Aim:
Would you retype, exactly and without the pictures, the lines between the line holding "Reproduce this chart with Plotly." and the line holding "dia_6, dia_7, dia_8]", inclusive, and nothing else?

Supplied records:
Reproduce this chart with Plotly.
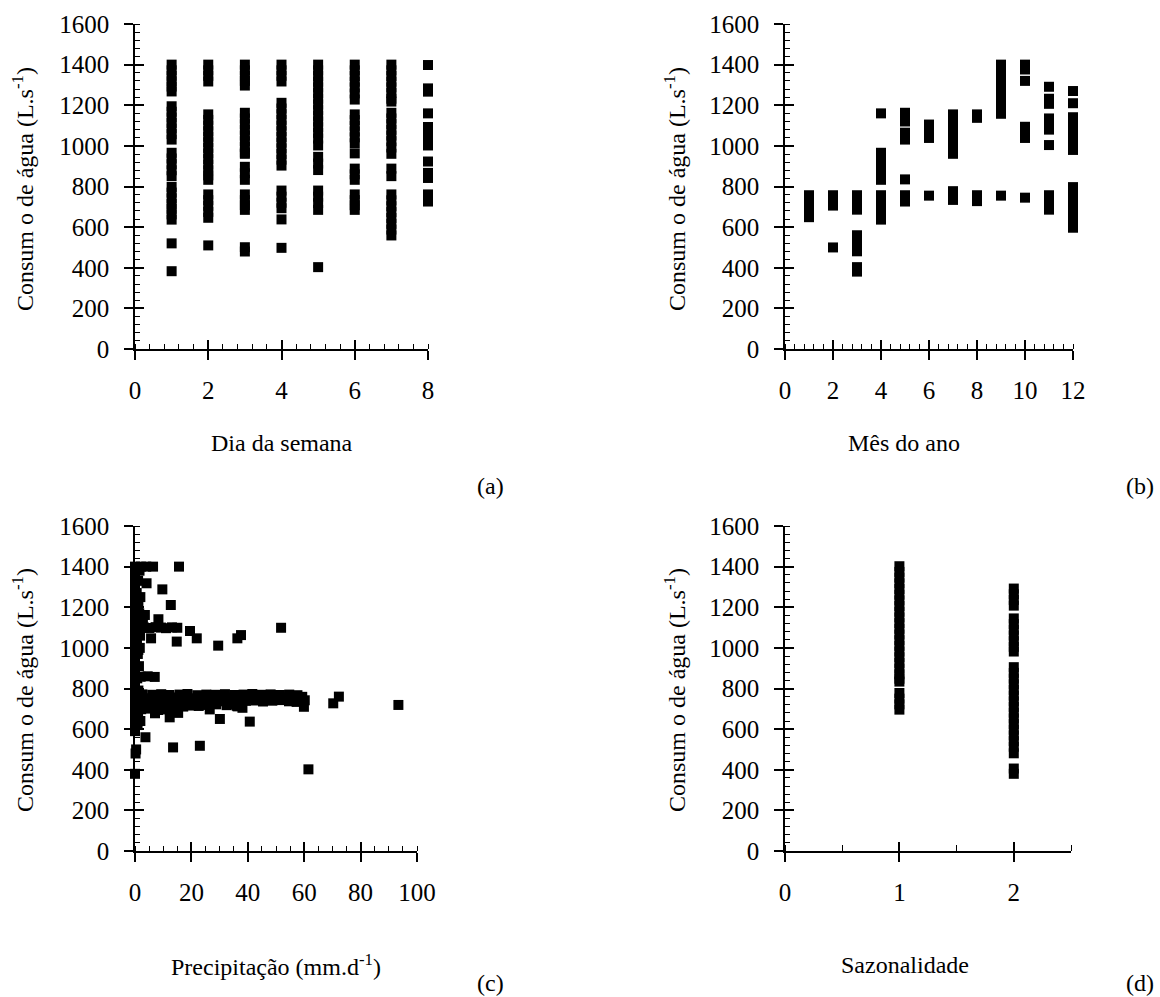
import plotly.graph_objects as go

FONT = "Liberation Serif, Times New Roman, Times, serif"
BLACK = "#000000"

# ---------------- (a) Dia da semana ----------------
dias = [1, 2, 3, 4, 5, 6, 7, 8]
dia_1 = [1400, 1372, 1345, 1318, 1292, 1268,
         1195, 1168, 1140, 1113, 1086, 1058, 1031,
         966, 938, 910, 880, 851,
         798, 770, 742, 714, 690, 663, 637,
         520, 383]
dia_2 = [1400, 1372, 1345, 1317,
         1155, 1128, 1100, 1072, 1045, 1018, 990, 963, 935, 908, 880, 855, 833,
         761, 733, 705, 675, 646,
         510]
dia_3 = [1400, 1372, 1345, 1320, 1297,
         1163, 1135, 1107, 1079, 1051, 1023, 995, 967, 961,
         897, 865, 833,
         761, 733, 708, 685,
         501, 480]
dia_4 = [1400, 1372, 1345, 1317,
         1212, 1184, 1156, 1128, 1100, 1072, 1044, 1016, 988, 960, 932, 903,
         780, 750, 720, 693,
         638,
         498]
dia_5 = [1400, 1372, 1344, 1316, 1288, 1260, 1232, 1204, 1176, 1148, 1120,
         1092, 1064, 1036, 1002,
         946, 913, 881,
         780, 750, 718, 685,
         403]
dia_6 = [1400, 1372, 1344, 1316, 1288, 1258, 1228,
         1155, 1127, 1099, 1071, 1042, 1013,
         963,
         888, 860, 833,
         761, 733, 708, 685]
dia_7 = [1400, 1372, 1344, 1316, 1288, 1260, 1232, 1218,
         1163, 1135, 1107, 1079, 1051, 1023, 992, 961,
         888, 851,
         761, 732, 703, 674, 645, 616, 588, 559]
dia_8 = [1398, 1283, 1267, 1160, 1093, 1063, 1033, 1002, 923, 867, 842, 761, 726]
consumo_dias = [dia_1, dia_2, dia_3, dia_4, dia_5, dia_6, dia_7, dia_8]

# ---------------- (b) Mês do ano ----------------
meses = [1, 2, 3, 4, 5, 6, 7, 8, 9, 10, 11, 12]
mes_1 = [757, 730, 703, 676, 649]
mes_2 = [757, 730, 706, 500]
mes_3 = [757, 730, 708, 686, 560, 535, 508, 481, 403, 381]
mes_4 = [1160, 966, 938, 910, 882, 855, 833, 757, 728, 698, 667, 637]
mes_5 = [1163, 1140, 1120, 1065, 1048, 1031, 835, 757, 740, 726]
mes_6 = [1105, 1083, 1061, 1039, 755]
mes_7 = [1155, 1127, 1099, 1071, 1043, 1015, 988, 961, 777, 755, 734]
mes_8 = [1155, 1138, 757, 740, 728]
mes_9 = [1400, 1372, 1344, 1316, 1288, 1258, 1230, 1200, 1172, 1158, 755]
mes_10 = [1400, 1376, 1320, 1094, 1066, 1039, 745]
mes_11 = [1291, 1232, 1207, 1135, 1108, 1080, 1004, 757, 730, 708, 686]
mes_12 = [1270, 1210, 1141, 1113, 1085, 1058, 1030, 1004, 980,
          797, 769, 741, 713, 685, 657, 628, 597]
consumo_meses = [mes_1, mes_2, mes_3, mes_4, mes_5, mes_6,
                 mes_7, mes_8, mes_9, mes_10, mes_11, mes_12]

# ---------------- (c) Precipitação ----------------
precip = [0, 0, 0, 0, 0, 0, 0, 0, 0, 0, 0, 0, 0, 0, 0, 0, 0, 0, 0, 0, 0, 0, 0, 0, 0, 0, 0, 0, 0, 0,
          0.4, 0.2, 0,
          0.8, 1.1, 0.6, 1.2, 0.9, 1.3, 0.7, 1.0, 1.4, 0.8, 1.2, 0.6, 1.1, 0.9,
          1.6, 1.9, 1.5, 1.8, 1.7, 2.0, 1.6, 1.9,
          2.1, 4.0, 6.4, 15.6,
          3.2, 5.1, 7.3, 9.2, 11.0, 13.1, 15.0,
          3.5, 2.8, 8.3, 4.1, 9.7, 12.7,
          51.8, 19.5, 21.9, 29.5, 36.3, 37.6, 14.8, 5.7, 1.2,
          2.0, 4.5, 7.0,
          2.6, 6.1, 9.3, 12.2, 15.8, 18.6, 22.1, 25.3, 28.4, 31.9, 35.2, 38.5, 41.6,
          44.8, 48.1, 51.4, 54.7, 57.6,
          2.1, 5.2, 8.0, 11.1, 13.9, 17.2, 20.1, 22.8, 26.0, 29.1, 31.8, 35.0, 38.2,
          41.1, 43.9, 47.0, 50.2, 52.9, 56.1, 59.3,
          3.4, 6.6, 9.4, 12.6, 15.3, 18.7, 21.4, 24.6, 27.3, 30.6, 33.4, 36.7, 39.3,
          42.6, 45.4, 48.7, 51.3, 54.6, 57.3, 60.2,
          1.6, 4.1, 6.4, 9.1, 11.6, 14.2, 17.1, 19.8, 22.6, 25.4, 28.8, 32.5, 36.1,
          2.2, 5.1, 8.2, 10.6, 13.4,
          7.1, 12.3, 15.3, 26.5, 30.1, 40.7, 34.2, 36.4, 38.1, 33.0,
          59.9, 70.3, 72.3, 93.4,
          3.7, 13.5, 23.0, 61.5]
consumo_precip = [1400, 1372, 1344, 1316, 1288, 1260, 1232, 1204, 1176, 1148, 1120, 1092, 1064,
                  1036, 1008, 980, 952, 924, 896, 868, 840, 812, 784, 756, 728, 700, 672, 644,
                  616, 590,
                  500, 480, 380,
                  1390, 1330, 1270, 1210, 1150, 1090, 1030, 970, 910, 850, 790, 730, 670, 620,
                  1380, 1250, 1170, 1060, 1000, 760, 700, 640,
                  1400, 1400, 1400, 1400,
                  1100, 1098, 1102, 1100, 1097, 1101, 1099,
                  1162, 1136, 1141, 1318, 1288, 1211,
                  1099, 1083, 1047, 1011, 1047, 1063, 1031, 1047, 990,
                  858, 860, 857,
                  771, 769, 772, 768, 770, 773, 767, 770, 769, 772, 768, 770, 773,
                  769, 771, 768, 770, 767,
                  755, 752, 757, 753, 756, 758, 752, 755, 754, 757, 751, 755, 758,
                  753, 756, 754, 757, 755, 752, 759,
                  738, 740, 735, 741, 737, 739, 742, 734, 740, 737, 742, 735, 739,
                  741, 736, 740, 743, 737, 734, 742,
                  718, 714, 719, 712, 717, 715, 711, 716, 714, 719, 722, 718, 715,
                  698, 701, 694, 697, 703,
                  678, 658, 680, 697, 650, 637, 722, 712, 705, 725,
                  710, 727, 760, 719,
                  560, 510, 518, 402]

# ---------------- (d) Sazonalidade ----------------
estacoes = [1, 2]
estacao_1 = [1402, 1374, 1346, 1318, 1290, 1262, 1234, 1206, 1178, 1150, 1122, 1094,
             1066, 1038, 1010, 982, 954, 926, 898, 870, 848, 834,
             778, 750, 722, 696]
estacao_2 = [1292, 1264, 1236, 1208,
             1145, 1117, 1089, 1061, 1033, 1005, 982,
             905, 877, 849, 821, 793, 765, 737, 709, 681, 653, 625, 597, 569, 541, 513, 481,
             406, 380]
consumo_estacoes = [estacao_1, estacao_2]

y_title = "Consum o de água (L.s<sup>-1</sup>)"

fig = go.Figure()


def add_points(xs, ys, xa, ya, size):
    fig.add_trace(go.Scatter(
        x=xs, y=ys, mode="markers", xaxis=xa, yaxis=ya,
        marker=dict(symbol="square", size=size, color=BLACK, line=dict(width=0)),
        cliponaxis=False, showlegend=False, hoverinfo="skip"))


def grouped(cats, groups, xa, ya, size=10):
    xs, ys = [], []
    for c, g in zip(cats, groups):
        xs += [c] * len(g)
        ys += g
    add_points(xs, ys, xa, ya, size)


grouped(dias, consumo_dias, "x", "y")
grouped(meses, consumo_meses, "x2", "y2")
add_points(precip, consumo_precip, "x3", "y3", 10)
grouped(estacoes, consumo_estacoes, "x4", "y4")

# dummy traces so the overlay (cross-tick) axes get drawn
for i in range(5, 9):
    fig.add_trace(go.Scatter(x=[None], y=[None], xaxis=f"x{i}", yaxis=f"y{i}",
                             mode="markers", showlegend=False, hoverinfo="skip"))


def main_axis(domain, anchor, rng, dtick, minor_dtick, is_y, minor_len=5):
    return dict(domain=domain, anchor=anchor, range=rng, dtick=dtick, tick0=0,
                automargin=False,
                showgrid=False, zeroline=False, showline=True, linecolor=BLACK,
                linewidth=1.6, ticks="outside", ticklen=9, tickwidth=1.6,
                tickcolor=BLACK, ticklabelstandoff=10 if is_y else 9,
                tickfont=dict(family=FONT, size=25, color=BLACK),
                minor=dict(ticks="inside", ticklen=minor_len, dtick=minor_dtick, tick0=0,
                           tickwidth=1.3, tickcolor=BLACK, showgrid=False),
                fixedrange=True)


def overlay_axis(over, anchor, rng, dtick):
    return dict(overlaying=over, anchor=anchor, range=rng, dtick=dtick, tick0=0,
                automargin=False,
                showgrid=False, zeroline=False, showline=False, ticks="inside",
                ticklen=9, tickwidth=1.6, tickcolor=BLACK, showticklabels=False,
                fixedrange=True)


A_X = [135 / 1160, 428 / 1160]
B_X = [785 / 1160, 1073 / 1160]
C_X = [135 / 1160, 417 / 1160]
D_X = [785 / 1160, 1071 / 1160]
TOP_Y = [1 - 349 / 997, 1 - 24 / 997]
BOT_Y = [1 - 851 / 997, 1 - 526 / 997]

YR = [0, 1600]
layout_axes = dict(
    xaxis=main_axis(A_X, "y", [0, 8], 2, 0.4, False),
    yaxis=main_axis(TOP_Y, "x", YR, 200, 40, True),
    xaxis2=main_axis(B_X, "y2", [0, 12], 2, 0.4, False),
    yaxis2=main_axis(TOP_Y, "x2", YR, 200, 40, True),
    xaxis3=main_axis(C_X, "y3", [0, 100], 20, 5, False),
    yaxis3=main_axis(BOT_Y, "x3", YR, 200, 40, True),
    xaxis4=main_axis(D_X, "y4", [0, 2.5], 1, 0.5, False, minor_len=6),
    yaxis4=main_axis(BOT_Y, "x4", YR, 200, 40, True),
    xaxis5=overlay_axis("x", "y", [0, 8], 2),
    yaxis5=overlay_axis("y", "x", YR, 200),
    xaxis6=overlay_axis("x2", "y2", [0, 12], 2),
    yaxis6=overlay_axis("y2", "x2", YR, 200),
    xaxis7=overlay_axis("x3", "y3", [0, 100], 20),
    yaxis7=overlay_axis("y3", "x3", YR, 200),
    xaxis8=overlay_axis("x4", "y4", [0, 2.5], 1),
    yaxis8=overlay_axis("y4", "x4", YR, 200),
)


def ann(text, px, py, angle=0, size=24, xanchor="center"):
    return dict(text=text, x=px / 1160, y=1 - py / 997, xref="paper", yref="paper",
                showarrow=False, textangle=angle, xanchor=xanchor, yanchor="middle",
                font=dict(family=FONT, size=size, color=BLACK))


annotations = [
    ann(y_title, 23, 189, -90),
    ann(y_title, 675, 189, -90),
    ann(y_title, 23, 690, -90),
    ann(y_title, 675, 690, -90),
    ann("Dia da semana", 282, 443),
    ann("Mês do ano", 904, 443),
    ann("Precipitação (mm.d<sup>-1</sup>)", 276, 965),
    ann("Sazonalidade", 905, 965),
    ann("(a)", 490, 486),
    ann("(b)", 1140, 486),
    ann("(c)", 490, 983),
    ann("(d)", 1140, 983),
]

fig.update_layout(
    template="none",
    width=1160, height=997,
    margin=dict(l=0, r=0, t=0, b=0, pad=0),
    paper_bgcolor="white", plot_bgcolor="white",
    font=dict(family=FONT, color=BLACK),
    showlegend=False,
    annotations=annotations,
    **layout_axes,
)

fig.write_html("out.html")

==

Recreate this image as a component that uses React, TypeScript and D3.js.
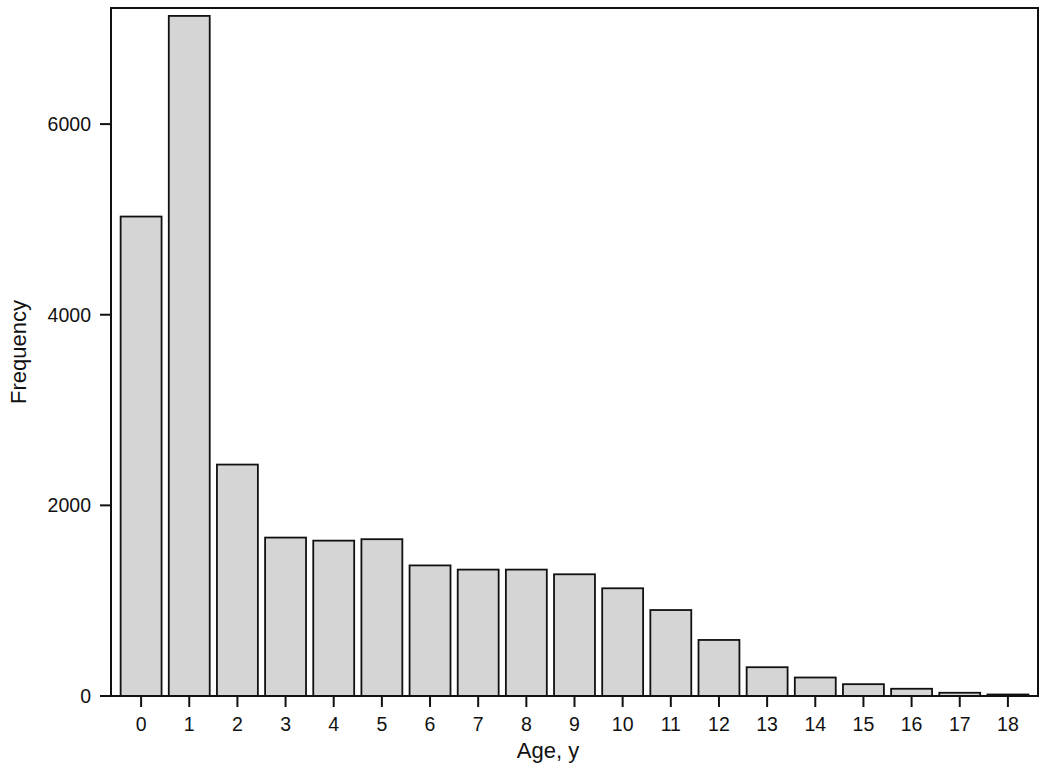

Solved exercise:
Reproduce this chart with Plotly.
import plotly.graph_objects as go

FONT = "Liberation Serif, Times New Roman, Times, serif"
BLACK = "#000000"

# ---------------- (a) Dia da semana ----------------
dias = [1, 2, 3, 4, 5, 6, 7, 8]
dia_1 = [1400, 1372, 1345, 1318, 1292, 1268,
         1195, 1168, 1140, 1113, 1086, 1058, 1031,
         966, 938, 910, 880, 851,
         798, 770, 742, 714, 690, 663, 637,
         520, 383]
dia_2 = [1400, 1372, 1345, 1317,
         1155, 1128, 1100, 1072, 1045, 1018, 990, 963, 935, 908, 880, 855, 833,
         761, 733, 705, 675, 646,
         510]
dia_3 = [1400, 1372, 1345, 1320, 1297,
         1163, 1135, 1107, 1079, 1051, 1023, 995, 967, 961,
         897, 865, 833,
         761, 733, 708, 685,
         501, 480]
dia_4 = [1400, 1372, 1345, 1317,
         1212, 1184, 1156, 1128, 1100, 1072, 1044, 1016, 988, 960, 932, 903,
         780, 750, 720, 693,
         638,
         498]
dia_5 = [1400, 1372, 1344, 1316, 1288, 1260, 1232, 1204, 1176, 1148, 1120,
         1092, 1064, 1036, 1002,
         946, 913, 881,
         780, 750, 718, 685,
         403]
dia_6 = [1400, 1372, 1344, 1316, 1288, 1258, 1228,
         1155, 1127, 1099, 1071, 1042, 1013,
         963,
         888, 860, 833,
         761, 733, 708, 685]
dia_7 = [1400, 1372, 1344, 1316, 1288, 1260, 1232, 1218,
         1163, 1135, 1107, 1079, 1051, 1023, 992, 961,
         888, 851,
         761, 732, 703, 674, 645, 616, 588, 559]
dia_8 = [1398, 1283, 1267, 1160, 1093, 1063, 1033, 1002, 923, 867, 842, 761, 726]
consumo_dias = [dia_1, dia_2, dia_3, dia_4, dia_5, dia_6, dia_7, dia_8]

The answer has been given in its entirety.